In this paper, we have proposed a hierarchical parallel recurrent neural network (PreNet) to model spatial context for image classification. The main idea is to handle the input image in the way of row-by-row/column-by-column scanning from four different directions by recurrent convolution operation. On the one hand, this structure makes the model easily capture global context information of the object in the image. On the other hand, it naturally facilitates parallel computing of the model. Our experimental results have shown the advantage of PreNet compared to common convolution neural networks and ReNet.

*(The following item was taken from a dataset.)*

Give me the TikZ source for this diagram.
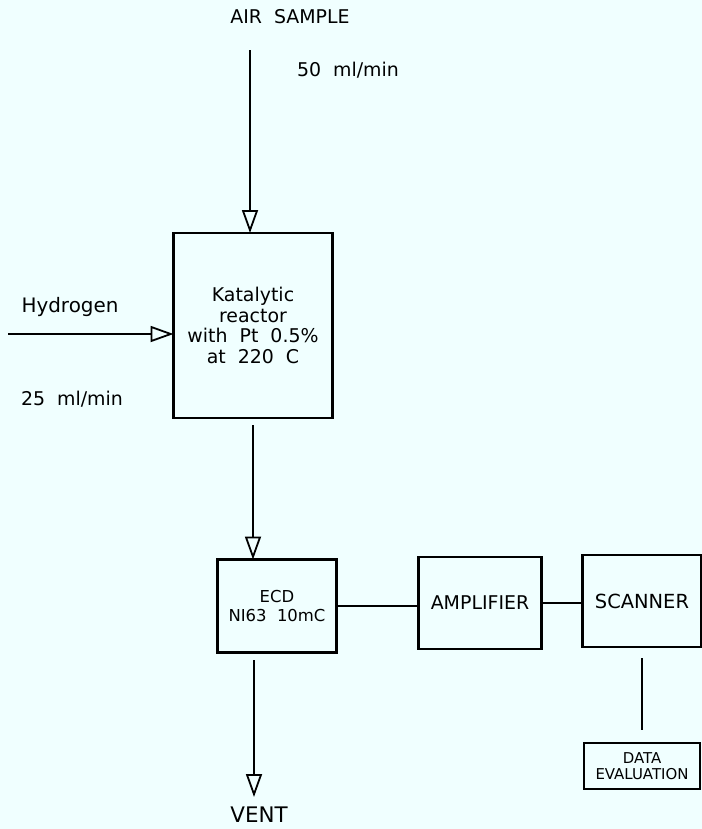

To further extend our work, there are several things worth exploring: First, the recurrent unit of PreNet is just conventional RNN instead of LSTM. It is a fact that LSTM has a powerful ability of modeling a long sequence, which can capture long-range memory about contextual information. It can be used in more complicated datasets if LSTM is applied to the PreNet model. Second, given that ReNet sweeps the input from patch to patch in a pixel-by-pixel way, a variant of PreNet can be explored in this respect. That is to say, a variant of PreNet can scan the input from patch to patch (e.g., slice row to slice row) in the same way as the original work principle.